Allerdings wäre der Fußball nicht der Fußball, ließe er sich auf Emotionen reduzieren. Denn natürlich bleibt er ein knallhartes Geschäft. Auch dafür lieferte dieser denkwürdige letzte Spieltag den besten Beweis.
Noch während die Profis des FC Bayern in Köln die Meisterschaft bejubelten, die sie diesmal nicht ihrer eigenen Stärke, sondern der Schwäche der Konkurrenz zu verdanken hatten, liefen erste Meldungen, der Club habe sein Führungsduo Oliver Kahn (Vorstandschef) und Hasan Salihamidzic (Sportvorstand) rausgeworfen. Inhaltlich ist das nach einer Saison voller Fehler inklusive der Trennung von Trainer Julian Nagelsmann, die damit begründet wurde, alle Titel seien in Gefahr, um danach in der Champions League sowie im Pokal zu scheitern und die Schale beinahe herzuschenken, sicherlich nachvollziehbar. Die Art und Weise aber hätte empathieloser nicht sein können. Klar bewies Kahn einst im Tor ein besseres Händchen als nun im Umgang mit seinen Mitarbeitern, und natürlich war der Kader von Salihamidzic bei Weitem nicht so clever zusammengestellt, wie er selbst es verkauft hat, dennoch hätten die beiden Ex-Profis einen würdigeren Abschied verdient gehabt.

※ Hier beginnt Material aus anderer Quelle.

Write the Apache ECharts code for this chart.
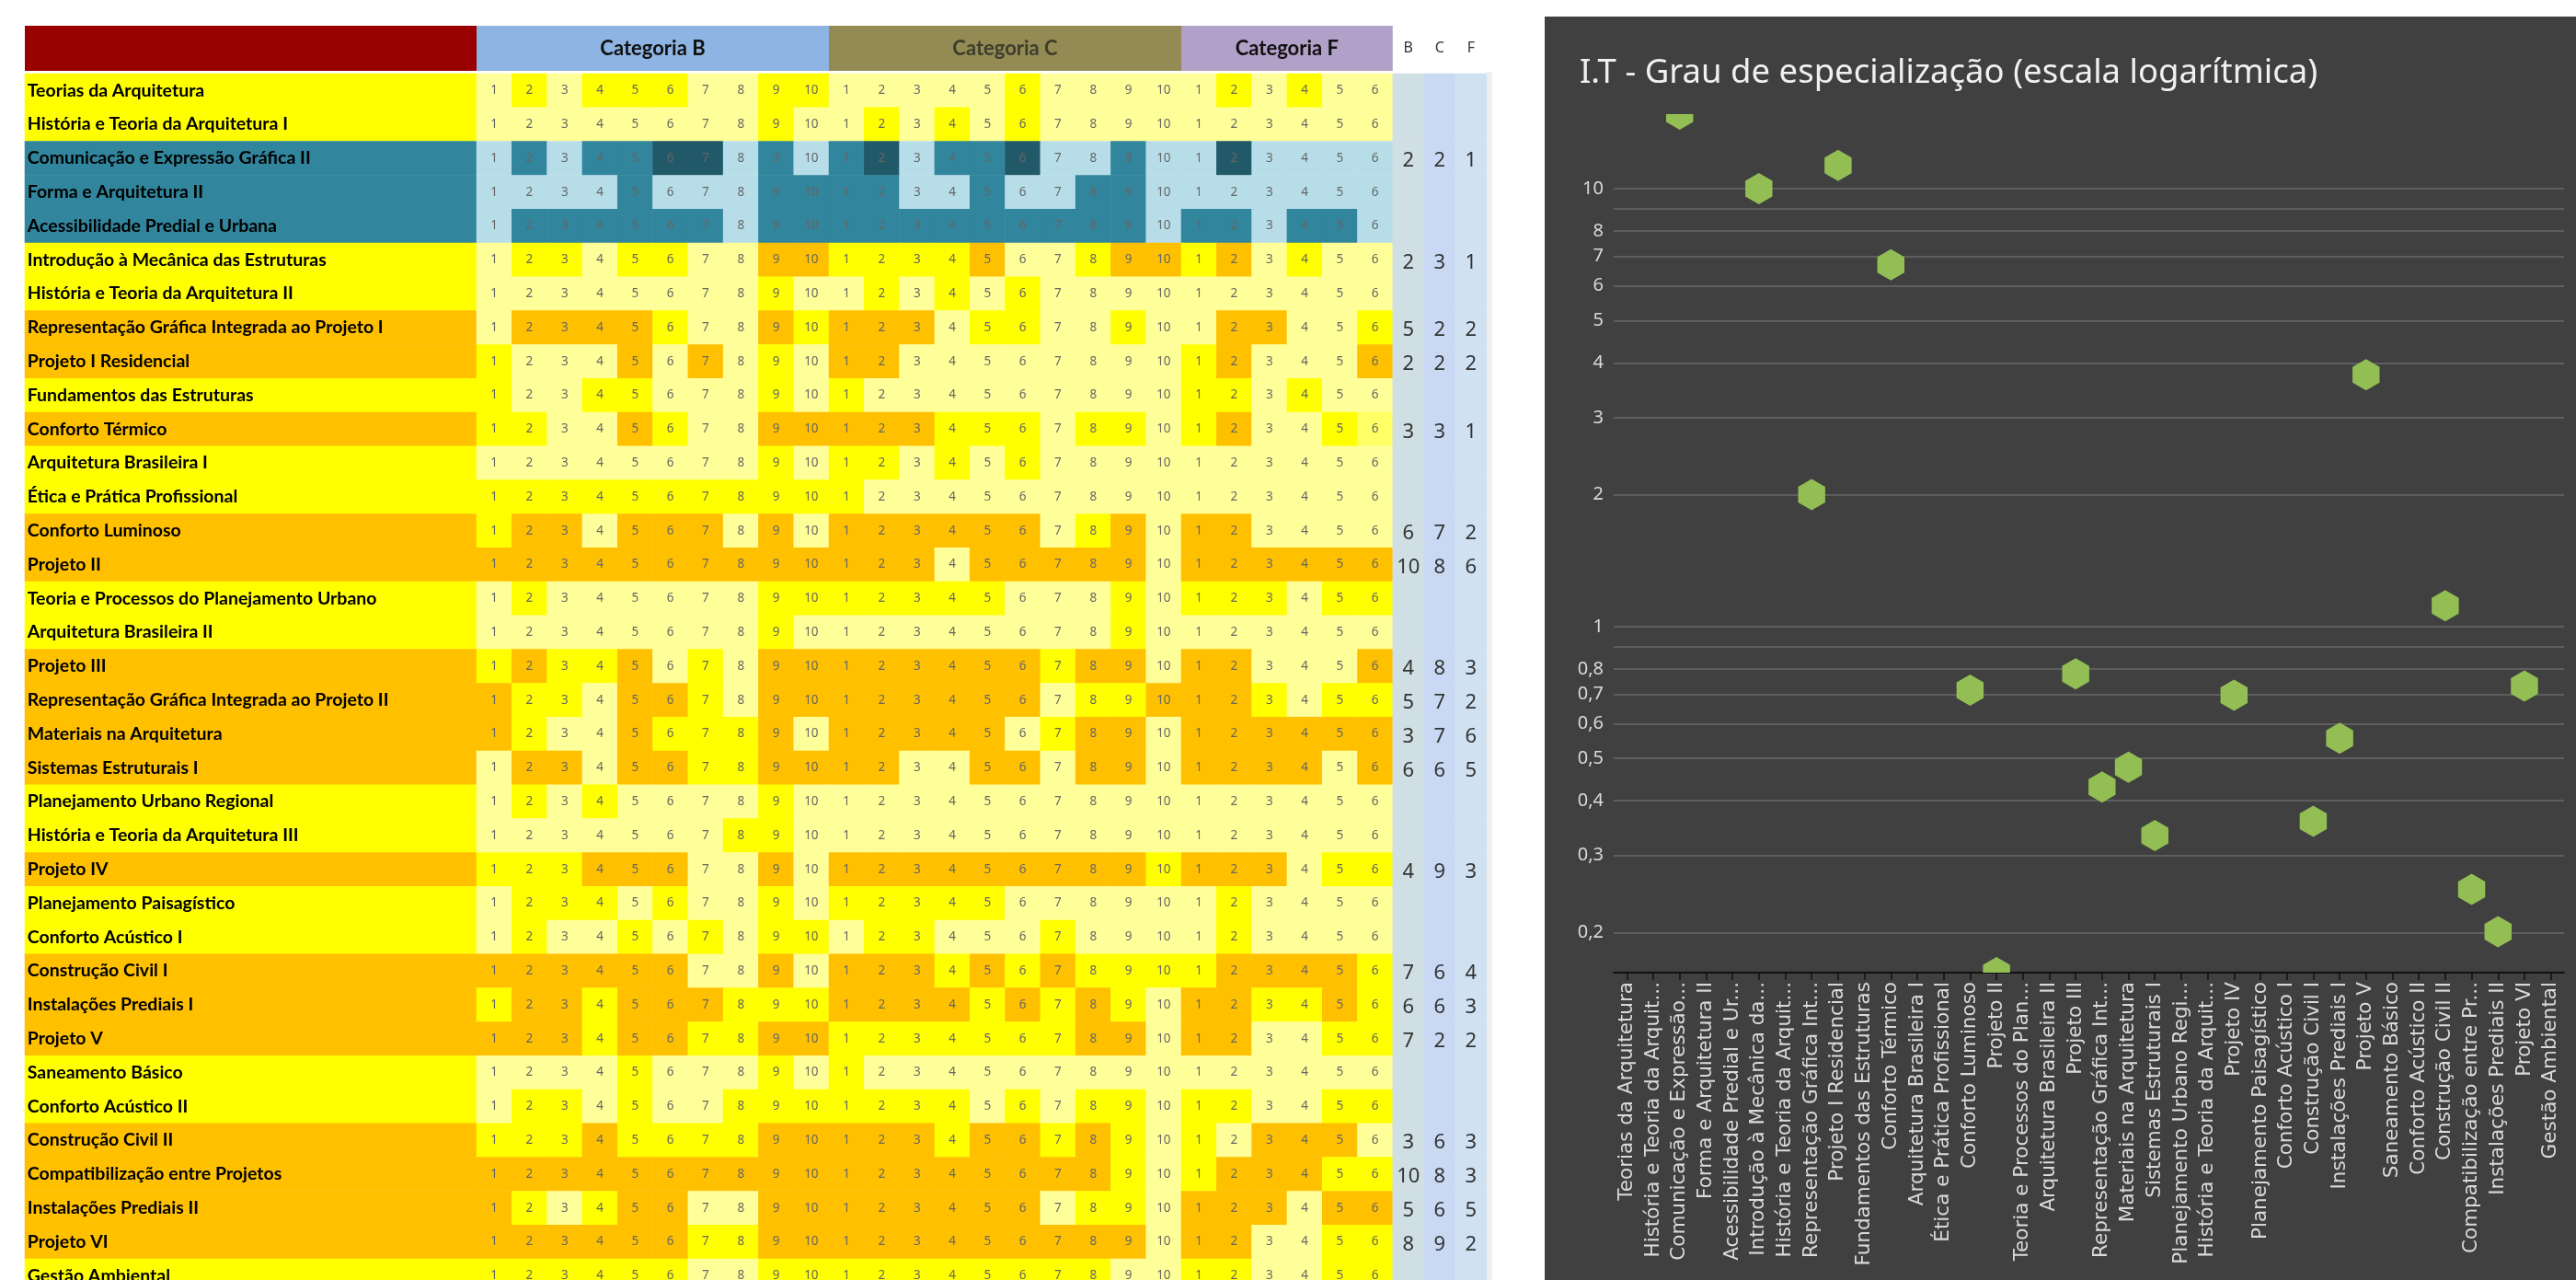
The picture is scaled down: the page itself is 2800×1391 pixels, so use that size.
<!DOCTYPE html>
<html><head><meta charset="utf-8">
<script src="https://cdn.jsdelivr.net/npm/echarts@6/dist/echarts.min.js"></script>
<style>
html,body{margin:0;padding:0;background:#ffffff;width:2800px;height:1391px;overflow:hidden;position:relative;}
#table{position:absolute;left:0;top:0;width:1679px;height:1460px;}
#chart{position:absolute;left:1679px;top:18px;width:1121px;height:1373px;}
</style>
</head><body>
<div id="table"></div><div id="chart"></div>
<script>
// ---------------- DATA ----------------
const courses = [
 'Teorias da Arquitetura','História e Teoria da Arquitetura I','Comunicação e Expressão Gráfica II','Forma e Arquitetura II',
 'Acessibilidade Predial e Urbana','Introdução à Mecânica das Estruturas','História e Teoria da Arquitetura II',
 'Representação Gráfica Integrada ao Projeto I','Projeto I Residencial','Fundamentos das Estruturas','Conforto Térmico',
 'Arquitetura Brasileira I','Ética e Prática Profissional','Conforto Luminoso','Projeto II',
 'Teoria e Processos do Planejamento Urbano','Arquitetura Brasileira II','Projeto III',
 'Representação Gráfica Integrada ao Projeto II','Materiais na Arquitetura','Sistemas Estruturais I',
 'Planejamento Urbano Regional','História e Teoria da Arquitetura III','Projeto IV','Planejamento Paisagístico',
 'Conforto Acústico I','Construção Civil I','Instalações Prediais I','Projeto V','Saneamento Básico',
 'Conforto Acústico II','Construção Civil II','Compatibilização entre Projetos','Instalações Prediais II',
 'Projeto VI','Gestão Ambiental'
];
// row tone: Y = yellow, O = orange, T = teal
const rowTone = ['Y','Y','T','T','T','Y','Y','O','O','Y','O','Y','Y','O','O','Y','Y','O','O','O','O','Y','Y','O','Y','Y','O','O','O','Y','Y','O','O','O','O','Y'];
// cell levels: 0 light, 1 medium, 2 strong, 3 pale-medium
const levelsB = ['0101110011','0000000010','0101122010','0000100011','0111111011','0110110022','0000000010','0222210021',
 '1000202010','1001100010','1100210022','0000000010','1111111111','1220222020','2222222222','0100000011','0000000010',
 '1211201022','2110221022','2100211120','0220221122','0101000010','0000000110','1112220020','0111010010','0100101011',
 '2222220020','1221222111','2221221122','0000100010','0110100111','1112111122','2222222222','2101220022','2222221122','1111110011'];
const levelsC = ['0000010000','0101010000','1201120010','1100100110','1111111110','1111200122','0101010000','2220110010',
 '2200000000','1000000000','2221110110','1101010000','1000000000','2222220120','2220222220','1111100010','0000000010',
 '2222221220','2222220112','2222201220','2200220220','0000000000','0000000000','2222222221','1111100000','0110001000',
 '2221212111','2222121210','1111111220','1000000000','1111010110','2221221210','2222222210','2222220110','2222222220','1111111100'];
const levelsF = ['010100','000000','020000','000000','110110','120100','000000','022001','120002','110100','120013','000000',
 '000000','220000','222222','111011','000000','220002','221011','222222','222202','000000','000000','222011','010000','010000',
 '122221','221121','220011','000000','110011','102220','122211','222022','220011','110011'];
const colNumbers = ['1','2','3','4','5','6','7','8','9','10','1','2','3','4','5','6','7','8','9','10','1','2','3','4','5','6'];
const categoryNames = ['Categoria B','Categoria C','Categoria F'];
const categorySizes = [10, 10, 6];
const countLetters = ['B','C','F'];
const countB = [null,null,2,null,null,2,null,5,2,null,3,null,null,6,10,null,null,4,5,3,6,null,null,4,null,null,7,6,7,null,null,3,10,5,8,null];
const countC = [null,null,2,null,null,3,null,2,2,null,3,null,null,7,8,null,null,8,7,7,6,null,null,9,null,null,6,6,2,null,null,6,8,6,9,null];
const countF = [null,null,1,null,null,1,null,2,2,null,1,null,null,2,6,null,null,3,2,6,5,null,null,3,null,null,4,3,2,null,null,3,3,5,2,null];

const chartTitle = 'I.T - Grau de especialização (escala logarítmica)';
const chartLabels = ['Teorias da Arquitetura','História e Teoria da Arquit...','Comunicação e Expressão...','Forma e Arquitetura II',
 'Acessibilidade Predial e Ur...','Introdução à Mecânica da...','História e Teoria da Arquit...','Representação Gráfica Int...',
 'Projeto I Residencial','Fundamentos das Estruturas','Conforto Térmico','Arquitetura Brasileira I','Ética e Prática Profissional',
 'Conforto Luminoso','Projeto II','Teoria e Processos do Plan...','Arquitetura Brasileira II','Projeto III',
 'Representação Gráfica Int...','Materiais na Arquitetura','Sistemas Estruturais I','Planejamento Urbano Regi...',
 'História e Teoria da Arquit...','Projeto IV','Planejamento Paisagístico','Conforto Acústico I','Construção Civil I',
 'Instalações Prediais I','Projeto V','Saneamento Básico','Conforto Acústico II','Construção Civil II',
 'Compatibilização entre Pr...','Instalações Prediais II','Projeto VI','Gestão Ambiental'];
const specialization = [null,null,14.8,null,null,10,null,2.0,11.3,null,6.7,null,null,0.716,0.162,null,null,0.78,0.43,0.477,0.333,
 null,null,0.697,null,null,0.359,0.556,3.76,null,null,1.115,0.251,0.201,0.731,null];
const yTickValues = [0.2,0.3,0.4,0.5,0.6,0.7,0.8,0.9,1,2,3,4,5,6,7,8,9,10];
const yLabelValues = [0.2,0.3,0.4,0.5,0.6,0.7,0.8,1,2,3,4,5,6,7,8,10];
const yMin = 0.162, yMax = 14.8;

// ---------------- LAYOUT / STYLE ----------------
const LY = {left:27, nameW:491, colW:38.3, cntW:34, headTop:28, headH:49, rowTop:80, rowH:36.8};
const nCols = colNumbers.length, nRows = courses.length;
const numLeft = LY.left + LY.nameW;
const cntLeft = numLeft + nCols * LY.colW;
const pieces = [
 {value:0,color:'#FFFF99'},{value:1,color:'#FFFF00'},{value:2,color:'#FFC000'},{value:3,color:'#FFFF66'},
 {value:10,color:'#B7DEE8'},{value:11,color:'#31859C'},{value:12,color:'#215968'},{value:13,color:'#B7DEE8'},
 {value:20,color:'#FFFF00'},{value:21,color:'#FFC000'},{value:22,color:'#31859C'},
 {value:30,color:'#D0DFE3'},{value:31,color:'#C9D9F3'},{value:32,color:'#D0E2F2'}
];
const toneCode = {Y:20, O:21, T:22};
const headColors = ['#8DB4E2','#948A54','#B1A0C7'];
const headText = ['#111111','#3d3d2c','#111111'];

// build data
const nameData = courses.map((c, i) => [0, i, toneCode[rowTone[i]]]);
const cellData = [];
courses.forEach((c, i) => {
  const lv = (levelsB[i] + levelsC[i] + levelsF[i]).split('').map(Number);
  lv.forEach((v, j) => cellData.push([j, i, rowTone[i] === 'T' ? 10 + v : v]));
});
const counts = [countB, countC, countF];
const cntData = [];
courses.forEach((c, i) => { for (let j = 0; j < 3; j++) cntData.push([j, i, 30 + j]); });

const idx = n => Array.from({length:n}, (_, i) => String(i));
const hiddenCat = (n, g, inv) => ({type:'category', gridIndex:g, data:idx(n), show:false, inverse:!!inv, boundaryGap:true});

// header graphics
const graphics = [];
graphics.push({type:'rect', shape:{x:LY.left, y:LY.headTop, width:LY.nameW, height:LY.headH}, style:{fill:'#990000'}});
let start = 0;
categoryNames.forEach((name, k) => {
  const x = numLeft + start * LY.colW, w = categorySizes[k] * LY.colW;
  graphics.push({type:'rect', shape:{x:x, y:LY.headTop, width:w, height:LY.headH}, style:{fill:headColors[k]}});
  graphics.push({type:'text', x:x + w/2, y:LY.headTop + LY.headH/2,
    style:{text:name, fill:headText[k], font:'bold 22px Lato, "Noto Sans", sans-serif', align:'center', verticalAlign:'middle'}});
  start += categorySizes[k];
});
countLetters.forEach((t, j) => {
  graphics.push({type:'text', x:cntLeft + (j + 0.5) * LY.cntW, y:LY.headTop + LY.headH/2,
    style:{text:t, fill:'#333333', font:'16px "Noto Sans", sans-serif', align:'center', verticalAlign:'middle'}});
});
graphics.push({type:'rect', shape:{x:cntLeft + 3*LY.cntW, y:LY.rowTop - 2, width:6, height:1391}, style:{fill:'#EFEFEF'}});

const tableChart = echarts.init(document.getElementById('table'), null, {renderer:'canvas'});
tableChart.setOption({
  animation:false,
  backgroundColor:'#ffffff',
  grid:[
    {left:LY.left, top:LY.rowTop, width:LY.nameW, height:nRows*LY.rowH},
    {left:numLeft, top:LY.rowTop, width:nCols*LY.colW, height:nRows*LY.rowH},
    {left:cntLeft, top:LY.rowTop, width:3*LY.cntW, height:nRows*LY.rowH}
  ],
  xAxis:[hiddenCat(1,0), hiddenCat(nCols,1), hiddenCat(3,2)],
  yAxis:[hiddenCat(nRows,0,true), hiddenCat(nRows,1,true), hiddenCat(nRows,2,true)],
  visualMap:{type:'piecewise', show:false, dimension:2, seriesIndex:[0,1,2], pieces:pieces},
  graphic:graphics,
  series:[
    {type:'heatmap', xAxisIndex:0, yAxisIndex:0, data:nameData, progressive:0, emphasis:{disabled:true},
     label:{show:true, position:'insideLeft', distance:3, formatter:p => courses[p.value[1]],
            color:'#000000', fontFamily:'Lato, "Noto Sans", sans-serif', fontWeight:'bold', fontSize:19.5}},
    {type:'heatmap', xAxisIndex:1, yAxisIndex:1, data:cellData, progressive:0, emphasis:{disabled:true},
     label:{show:true, formatter:p => colNumbers[p.value[0]], color:'#666666',
            fontFamily:'"Noto Sans", sans-serif', fontSize:13.5}},
    {type:'heatmap', xAxisIndex:2, yAxisIndex:2, data:cntData, progressive:0, emphasis:{disabled:true},
     label:{show:true, formatter:p => { const v = counts[p.value[0]][p.value[1]]; return v == null ? '' : String(v); },
            color:'#333333', fontFamily:'"Noto Sans", sans-serif', fontSize:22, offset:[0,3]}}
  ]
});

// ---------------- SCATTER CHART ----------------
const lg = v => Math.log10(v);
const fmt = v => { const n = Math.pow(10, v); return n < 1 ? n.toFixed(1).replace('.', ',') : String(Math.round(n)); };
const pts = [];
specialization.forEach((v, i) => { if (v != null) pts.push([i, lg(v)]); });
const HEX_R = 17;
const chart = echarts.init(document.getElementById('chart'), null, {renderer:'canvas'});
chart.setOption({
  animation:false,
  backgroundColor:'#404040',
  title:{text:chartTitle, left:33, top:38, textStyle:{color:'#f0f0f0', fontSize:36.5, fontWeight:'normal', fontFamily:'"Noto Sans", sans-serif'}},
  grid:{left:75, right:13, top:106, bottom:334},
  xAxis:{type:'category', data:chartLabels, boundaryGap:true,
    axisLine:{onZero:false, lineStyle:{color:'#111111', width:2}},
    axisTick:{show:true, alignWithLabel:true, length:8, lineStyle:{color:'#111111', width:1.5}},
    axisLabel:{interval:0, rotate:90, margin:10, color:'#d9d9d9', fontSize:21.5, fontFamily:'"DejaVu Sans", sans-serif'},
    splitLine:{show:false}},
  yAxis:{type:'value', min:lg(yMin), max:lg(yMax),
    axisLine:{show:false},
    axisTick:{show:false, customValues:yTickValues.map(lg)},
    axisLabel:{customValues:yLabelValues.map(lg), formatter:fmt, color:'#d9d9d9', fontSize:20, margin:11,
               fontFamily:'"Noto Sans", sans-serif'},
    splitLine:{show:true, lineStyle:{color:'#686868', width:1.5}}},
  series:[{
    type:'custom', clip:true, data:pts,
    renderItem:(params, api) => {
      const c = api.coord([api.value(0), api.value(1)]);
      const p = [];
      for (let k = 0; k < 6; k++) {
        const a = Math.PI / 3 * k - Math.PI / 2;
        p.push([c[0] + HEX_R * Math.cos(a), c[1] + HEX_R * Math.sin(a)]);
      }
      return {type:'polygon', shape:{points:p}, style:{fill:'#93BE54'}};
    }
  }]
});
</script>
</body></html>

Viele Fans des FC Bayern haben sich über die peinliche Posse geärgert, zugleich zeigten die Bayern-Bosse, dass sie selbst im Moment der Meisterschaft (auch wenn sie mit dieser nicht mehr gerechnet hatten) alles dem Ziel unterordnen, künftig noch erfolgreicher zu sein. Ein umso wichtigeres Signal wäre es für die Bundesliga gewesen, wenn es endlich mal wieder einem Verein gelungen wäre, die Unzulänglichkeiten der Bayern zu nutzen. Schließlich sollte niemand davon ausgehen, dass der Rekordmeister nächste Saison noch einmal so viele Schwächen zeigt. Denn dafür ist in München viel zu viel Kapital im Spiel, und in der Regel zählt Geld im Fußball mehr als das Gefühl. Die Emotionen sind nur manchmal unschlagbar.